The story grows crazier the I dig deeper.

RNCTX · on Oct 27, 2021

Is this something you're doing specific to wikipedia abuses?

If so, there was also a bit about them in the latest Radio War Nerd podcast episode about the continued propaganda edits related to the US Civil War and various confederate army officers.

I suspect if you got into white supremacist tropes that constantly (try to) edit wikipedia you could get an article into book-length...

https://player.fm/series/war-nerd-radio-subscriber-feed-2633...

dredmorbius · on Oct 27, 2021

https://nitter.kavin.rocks/Wikimedia/status/1452686760111185...

Principal link is: https://wikimediafoundation.org/news/2021/10/25/wikimedia-fo...

dang · on Oct 27, 2021

Changed from https://twitter.com/Wikimedia/status/1452686760111185924. Thanks!

trhway · on Oct 27, 2021

Breaking net neutrality is bad while doing that to Wikipedia is good.

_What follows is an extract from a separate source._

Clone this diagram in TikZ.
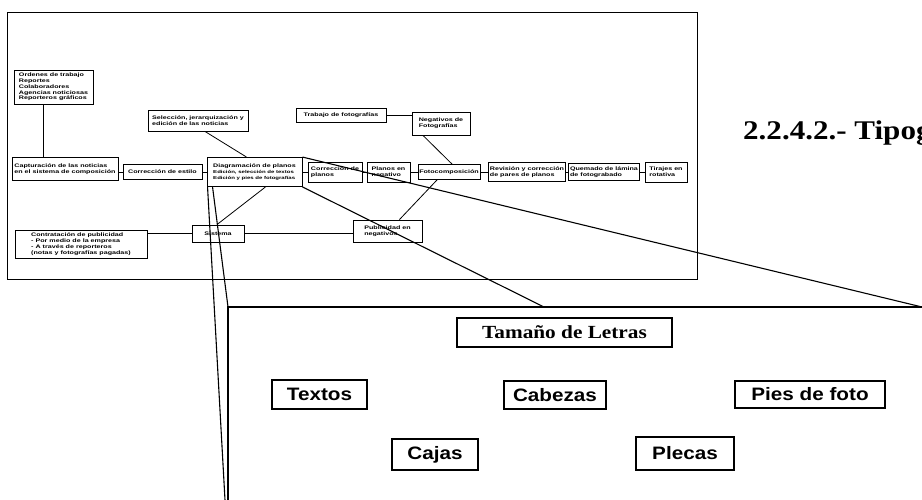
\documentclass[tikz,border=0pt]{standalone}
\usepackage{fontspec}
\setmainfont{Liberation Serif}
\newfontfamily\smf{Liberation Sans}[FakeStretch=1.4]
\newfontfamily\bgf{Liberation Sans}[FakeStretch=1.15]
\newfontfamily\bgsf{Liberation Serif}[FakeStretch=1.15]
\begin{document}
\begin{tikzpicture}[x=1pt,y=-1pt,
  sb/.style={draw, line width=0.9pt, inner sep=1.2pt, font=\smf\bfseries\fontsize{5.1}{5.8}\selectfont, align=left},
  bb/.style={draw, line width=1.1pt, inner sep=2pt, font=\bgf\bfseries\fontsize{18}{20}\selectfont},
  ln/.style={line width=0.8pt},
  zl/.style={line width=1.1pt}]
\useasboundingbox (0,0) rectangle (922,500);
\fill[white] (0,0) rectangle (922,500);

% outer frame of the flow chart
\draw[line width=0.9pt] (7,12) rectangle (697,279);

% flow chart boxes
\node[sb, minimum width=79pt, minimum height=34pt] (ord) at (53.5,87)
  {Ordenes de trabajo\\Reportes\\Colaboradores\\Agencias noticiosas\\Reporteros gráficos};
\node[sb, minimum width=106pt, minimum height=23pt] (cap) at (65,169)
  {Capturación de las noticias\\en el sistema de composición};
\node[sb, minimum width=79pt, minimum height=15pt] (ces) at (162.5,172) {Corrección de estilo};
\node[sb, minimum width=100pt, minimum height=21pt] (sel) at (198,120.5)
  {Selección, jerarquización y\\edición de las noticias};
\node[sb, minimum width=95pt, minimum height=29pt] (dia) at (254.5,172)
  {Diagramación de planos\\[1pt]{\fontsize{4.3}{4.9}\selectfont Edición, selección de textos}\\{\fontsize{4.3}{4.9}\selectfont Edición y pies de fotografías}};
\node[sb, minimum width=54pt, minimum height=20pt] (cpl) at (335,172) {Corrección de\\planos};
\node[sb, minimum width=43pt, minimum height=20pt] (pne) at (388.5,172) {Planos en\\negativo};
\node[sb, minimum width=62pt, minimum height=15pt] (fot) at (449,172) {Fotocomposición};
\node[sb, minimum width=76pt, minimum height=19pt] (rev) at (527,172) {Revisión y corrección\\de pares de planos};
\node[sb, minimum width=68pt, minimum height=17pt] (que) at (604,172) {Quemado de lámina\\de fotograbado};
\node[sb, minimum width=42pt, minimum height=20pt] (tir) at (666,172) {Tirajes en\\rotativa};
\node[sb, minimum width=90pt, minimum height=14pt] (tra) at (341,115) {Trabajo de fotografías};
\node[sb, minimum width=58pt, minimum height=23pt] (neg) at (441,123.5) {Negativos de\\Fotografías};
\node[sb, minimum width=132pt, minimum height=28pt] (con) at (81,244)
  {Contratación de publicidad\\- Por medio de la empresa\\- A través de reporteros\\(notas y fotografías pagadas)};
\node[sb, minimum width=52pt, minimum height=17pt] (sis) at (218,233.5) {Sistema};
\node[sb, minimum width=69pt, minimum height=22pt] (pub) at (387.5,231) {Publicidad en\\negativos};

% connectors
\coordinate (c43) at (43,0);
\draw[ln] (ord.south -| c43) -- (cap.north -| c43);
\draw[ln] (cap.east |- ces.west) -- (ces.west);
\draw[ln] (ces) -- (dia);
\draw[ln] (dia) -- (cpl);
\draw[ln] (cpl) -- (pne);
\draw[ln] (pne) -- (fot);
\draw[ln] (fot) -- (rev);
\draw[ln] (rev) -- (que);
\draw[ln] (que) -- (tir);
\draw[ln] ([xshift=7pt]sel.south) -- ([xshift=-8pt]dia.north);
\draw[ln] (tra.east) -- (tra.east -| neg.west);
\draw[ln] ([xshift=-18pt]neg.south) -- ([xshift=3pt]fot.north);
\draw[ln] ([xshift=-12pt]fot.south) -- ([xshift=12pt]pub.north);
\draw[ln] ([xshift=-1pt]sis.north) -- ([xshift=11pt]dia.south);
\draw[ln] (con.east |- sis.west) -- (sis.west);
\draw[ln] (sis.east) -- (sis.east -| pub.west);

% magnified panel
\coordinate (ptl) at (228,307);
\coordinate (pbl) at (228,500);
\coordinate (ptr) at (922,307);
\coordinate (pmid) at (544,307);
\coordinate (pbl2) at (225,500);
\draw[zl] (pbl) -- (ptl) -- (ptr);
\draw[zl] ([xshift=6pt]dia.south west) -- (ptl);
\draw[zl] ([xshift=1pt]dia.south west) -- (pbl2);
\draw[zl] (dia.north east) -- (ptr);
\draw[zl] (dia.south east) -- (pmid);

\node[bb, font=\bgsf\bfseries\fontsize{18.5}{20}\selectfont, minimum width=215pt, minimum height=29pt] (tam) at (564.5,332.5) {Tamaño de Letras};
\node[bb, minimum width=95pt, minimum height=29pt] (txt) at (319.5,394.5) {Textos};
\node[bb, minimum width=102pt, minimum height=28pt] (cab) at (555,395) {Cabezas};
\node[bb, minimum width=150pt, minimum height=27pt] (pie) at (810,394.5) {Pies de foto};
\node[bb, minimum width=86pt, minimum height=31pt] (caj) at (435,454.5) {Cajas};
\node[bb, minimum width=98pt, minimum height=33pt] (ple) at (685,453.5) {Plecas};

% section title (runs off the right edge, as in the source)
\node[anchor=base west, inner sep=0pt, font=\bgsf\bfseries\fontsize{27}{30}\selectfont] (tit) at (743,140) {2.2.4.2.- Tipografía};
\end{tikzpicture}
\end{document}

How come?

londons_explore · on Oct 27, 2021

I've got a feeling it won't be long before wikimedia stop making database dumps available, and throttling people crawling the website...

A bit of a shame really!

infofarmer · on Oct 27, 2021

Doesn’t have to be that way. For a much smaller, but relevant example - see MusicBrainz / MetaBrainz https://metabrainz.org/supporters/account-type

Wikimedia is simply productizing commercial access to make it easier for enterprises to support it in a commercially justifiable way (vs pure charity) + setting up processes to improve enterprise-only features.

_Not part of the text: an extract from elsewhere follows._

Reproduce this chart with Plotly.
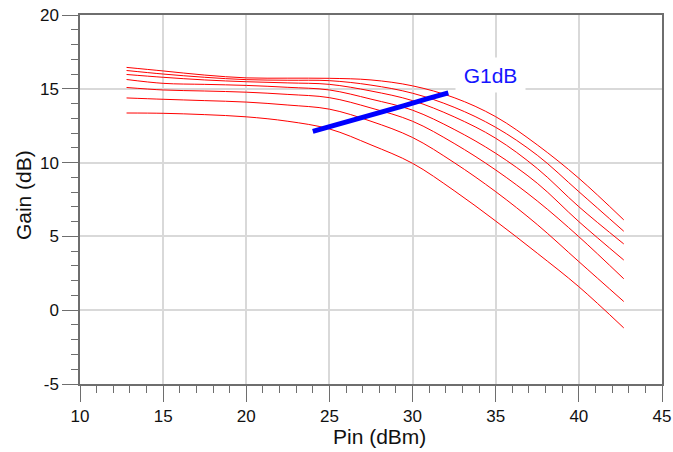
import plotly.graph_objects as go

# Input power grid (dBm)
pin = [12.8, 15, 17.5, 20, 22.5, 25, 27.5, 30, 32.5, 35, 37.5, 40, 42.7]

# Gain curves (dB), top to bottom
gain_1 = [16.45, 16.21, 15.93, 15.74, 15.72, 15.71, 15.60, 15.20, 14.40, 13.11, 11.20, 8.94, 6.12]
gain_2 = [16.24, 16.00, 15.78, 15.62, 15.58, 15.55, 15.25, 14.70, 13.75, 12.39, 10.50, 8.03, 5.35]
gain_3 = [15.97, 15.78, 15.60, 15.48, 15.40, 15.30, 14.85, 14.20, 13.10, 11.65, 9.60, 7.01, 4.49]
gain_4 = [15.63, 15.37, 15.30, 15.23, 15.10, 14.92, 14.30, 13.55, 12.25, 10.63, 8.60, 6.00, 3.40]
gain_5 = [15.09, 14.92, 14.85, 14.77, 14.62, 14.40, 13.70, 12.80, 11.30, 9.50, 7.40, 4.98, 2.13]
gain_6 = [14.38, 14.29, 14.20, 14.10, 13.90, 13.62, 12.80, 11.70, 10.00, 8.03, 5.80, 3.29, 0.59]
gain_7 = [13.36, 13.34, 13.25, 13.10, 12.80, 12.28, 11.20, 9.95, 8.10, 6.04, 3.86, 1.59, -1.20]
gain_curves = [gain_1, gain_2, gain_3, gain_4, gain_5, gain_6, gain_7]

# 1 dB compression points
g1db_pin = [24.0, 25.4, 26.8, 28.1, 29.5, 30.8, 32.15]
g1db_gain = [12.12, 12.55, 13.0, 13.42, 13.86, 14.3, 14.72]

x_ticks = [10, 15, 20, 25, 30, 35, 40, 45]
x_labels = ["10", "15", "20", "25", "30", "35", "40", "45"]
y_ticks = [-5, 0, 5, 10, 15, 20]
y_labels = ["-5", "0", "5", "10", "15", "20"]

FONT = "Liberation Sans, Arial, sans-serif"

fig = go.Figure()
for g in gain_curves:
    fig.add_trace(go.Scatter(x=pin, y=g, mode="lines",
                             line=dict(color="#ff0000", width=1, shape="spline", smoothing=1.0),
                             showlegend=False, hoverinfo="skip"))

fig.add_trace(go.Scatter(x=g1db_pin, y=g1db_gain, mode="lines",
                         line=dict(color="#0000ff", width=5),
                         showlegend=False))

axis_common = dict(
    showline=True, linecolor="#6e6e6e", linewidth=1.5, mirror=True,
    ticks="outside", ticklen=16, tickwidth=1.2, tickcolor="#6e6e6e",
    showgrid=True, gridcolor="#d9d9d9", gridwidth=1.5, zeroline=False,
    automargin=False, ticklabeloverflow="allow",
    tickfont=dict(family=FONT, size=17, color="#111111"),
    minor=dict(dtick=1, ticks="outside", ticklen=7, tickwidth=1.2,
               tickcolor="#6e6e6e", showgrid=False),
)

fig.update_xaxes(range=[10, 45], tickvals=x_ticks, ticktext=x_labels, **axis_common)
fig.update_yaxes(range=[-5, 20], tickvals=y_ticks, ticktext=y_labels, **axis_common)

fig.add_annotation(x=34.68, y=15.93, xref="x", yref="y", text="G1dB",
                   showarrow=False, bgcolor="white", width=69, height=34,
                   borderpad=0, font=dict(family=FONT, size=21, color="#1515ff"))

fig.add_annotation(x=0.5146, y=-0.1436, xref="paper", yref="paper",
                   text="Pin (dBm)", showarrow=False, xanchor="center", yanchor="middle",
                   font=dict(family=FONT, size=21, color="#111111"))
fig.add_annotation(x=-0.0979, y=0.512, xref="paper", yref="paper",
                   text="Gain (dB)", showarrow=False, textangle=-90,
                   xanchor="center", yanchor="middle",
                   font=dict(family=FONT, size=21, color="#111111"))

fig.update_layout(
    width=673, height=452,
    margin=dict(l=80, r=11, t=15, b=68, autoexpand=False),
    paper_bgcolor="white", plot_bgcolor="white",
    showlegend=False,
)

# remove the page's default body margin / scrollbars so the figure fills the window
fig.write_html("out.html",
               config={"displayModeBar": False},
               post_script="document.body.style.margin='0';document.body.style.overflow='hidden';")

londons_explore · on Oct 27, 2021

> This will not impact smaller content reusers who can continue to leverage Wikimedia’s data dumps and APIs freely for their own use.

This is another way to say "if you are a big business, we're going to block you downloading these unless you pay".

Won't be long before those data dumps require a "free account" or captcha to download...

afandian · on Oct 27, 2021

Seems like an odd speculation. Can you provide any evidence for that?